Changing this requires treating technical debt as a real organizational liability, something that is tracked, reported to leadership, and factored into planning. Some organizations do this formally. Engineering teams maintain a register of known technical debt, estimate the cost of addressing each item, and dedicate a portion of each development cycle to debt reduction.

Technical Debt and AI

Technical debt creates specific challenges for AI initiatives.

First, it constrains data access. AI needs data. Data lives in systems. If those systems carry heavy technical debt, with undocumented interfaces, fragile integrations, and inconsistent data formats, getting data out of them for AI purposes is significantly harder.

Second, it creates risk for AI-adjacent modernization. Many AI initiatives require some modernization of the underlying systems — better APIs, more real-time data, cleaner data models. If those systems are carrying significant technical debt, the modernization work is more complex and more risky, because the debt needs to be understood and addressed as part of the work.

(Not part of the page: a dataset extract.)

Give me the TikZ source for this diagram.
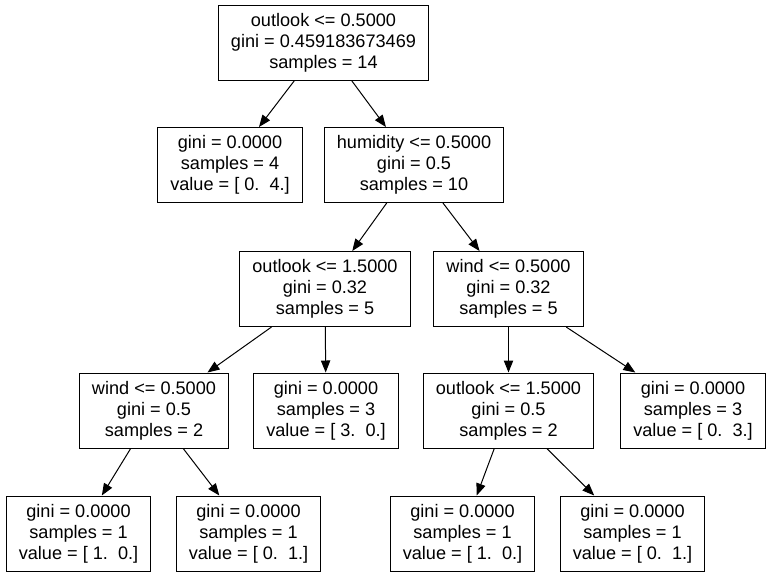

Third, AI systems themselves can accumulate technical debt rapidly. A machine learning model that is trained and deployed but never maintained is technical debt. Not monitored for performance degradation. Not retrained as the underlying data changes. Not documented so that someone else can understand how it works. The responsible approach when deploying AI is to include a plan for its ongoing maintenance, which many organizations do not do.

Technical debt is not glamorous. It does not make headlines. It is, however, one of the most significant factors in determining how fast and how successfully an organization can move on AI and modernization. Taking it seriously is a mark of organizational maturity.